Libby drew in a breath, straightened her shoulders. “Teacher,” she decided.
“Yeah? What grade?”
“Kindergarten.”
“Sounds like a headache.”
“No, it’s fun. She loves—No, wait.” Cursing under her breath, she corrected herself with as much conviction in her tone as she could muster, “ I love it.”
“Perfect,” Jude said. “And what about James?”
“He’s….” She thought about it, then smiled evilly up at him. “An accountant.”
“Now that’s just cruel. And c’mon, who would believe I spend my days crunching numbers?” With a hand on her lower back, he guided her out of the dressing room. He waved at the cashier as they exited the store. “What about a shark wrangler?”

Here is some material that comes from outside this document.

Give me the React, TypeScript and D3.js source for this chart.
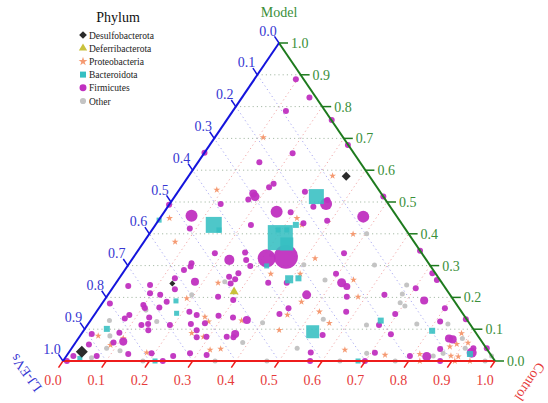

Okay. Time to get into character for real. Forcing herself not to study every face in the crowd, she slid and arm around his waist. “My dear husband, the only shark you can wrangle is the plastic one in our pool.”
“Hey.” He stopped, whirled her around, and fitted her against his body. “I wrangled you, didn’t I?” As his lips dipped down to brush hers, he added in a whisper, “You’re talking way too loud and sound like you’re reciting a script. Just relax, babe. Pretend we don’t have anyone after us, and I’m someone you actually love.”
Her stomach sank into her toes. Someone she loved. Oh, yeah, like that was going to be hard, considering the only man she’d ever loved besides her father stood in front of her with his arms tightly around her and concern in his pale blue eyes.
“Okay.” She swallowed down the lump rising in her throat and offered a weak smile. “I can do that. I’ll just picture Robert Downey Jr.”
And like that the worry vanished and his eyes narrowed as a scowl creased his forehead. “You love Robert Downey Jr.?”
“Who doesn’t?”
Grumbling under his breath, Jude clasped her hand and guided her into the nighttime party crowd on Duval Street.